I'd really like to get Swati three chapters and outline out in the mail before the end of January, if possible -- two solid days of work should do that. I'm not sure whether to send it directly to Sharyn November (who said she was interested) at Firebrand (YA fantasy from Penguin), or whether to send it to Shawna McCarthy (agent who said she was interested), or whether it might actually make more sense to try to sell it as a mainstream book (likely less money and fewer sales, but more of a respectable credit for my CV, which I could really use at this point, and it's possible that it could sell big in mainstream, though unlikely). Just not sure. It's certainly going to have enough magic in it that it probably ought to be a fantasy publisher that handles it...but I could see a mainstream press being interested, since it has a definite mainstream component, plus the ethnic interest.

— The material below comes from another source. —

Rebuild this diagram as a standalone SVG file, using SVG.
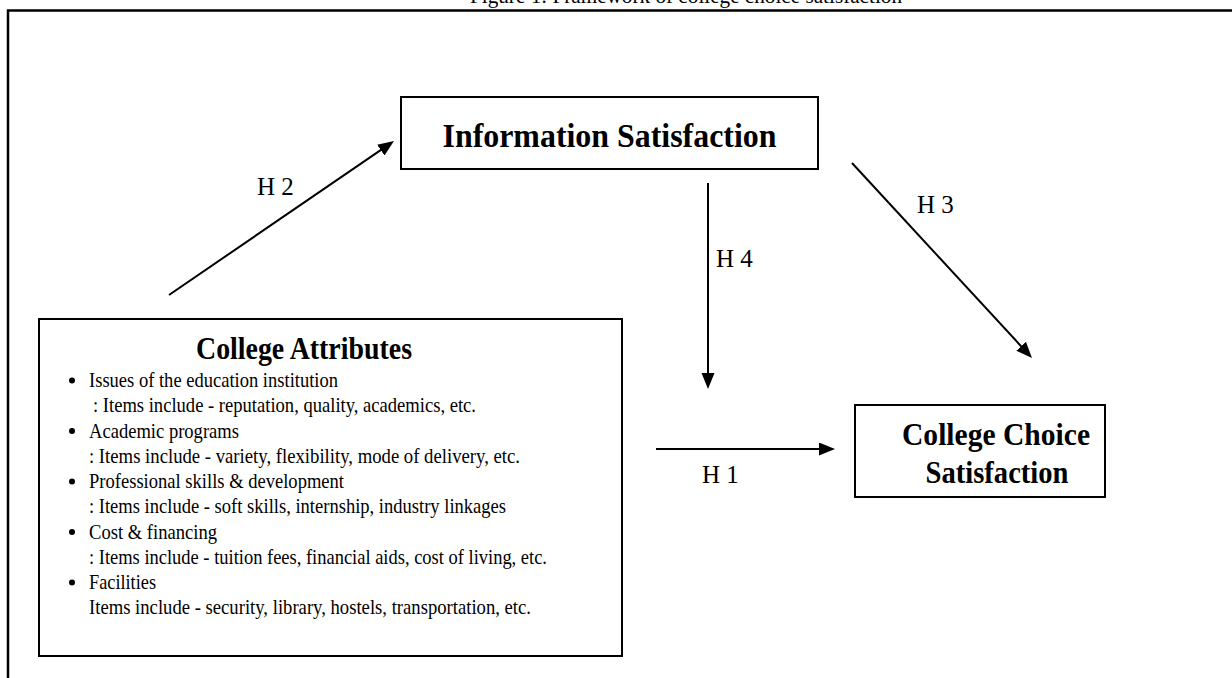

Oh, I don't know. I'm just rambling. The fourth priority is the exam list, and once the other three are taken care of, I really ought to just give my life over to that. With a tiny break in February for Potlatch. And maybe one in March for AWP. But that's it. I swear.
Fingers are sore, and we're approaching New Haven, where we change trains, so I'll stop for now. I have an hour and a half between New Haven and New York; I'm hoping to actually work a little on Swati's second chapter then. We'll see how it goes.
Hope you're having a good holiday, my dears. Make tons of resolutions, and best wishes from me to you all, for the coming year. I hope it brings you lots and lots of good things.
Oh, and somewhere in this last week was my journal's seventh birthday. Happy birthday, journal, and thanks to all of you for reading, most especially those of you who have been here from the beginning!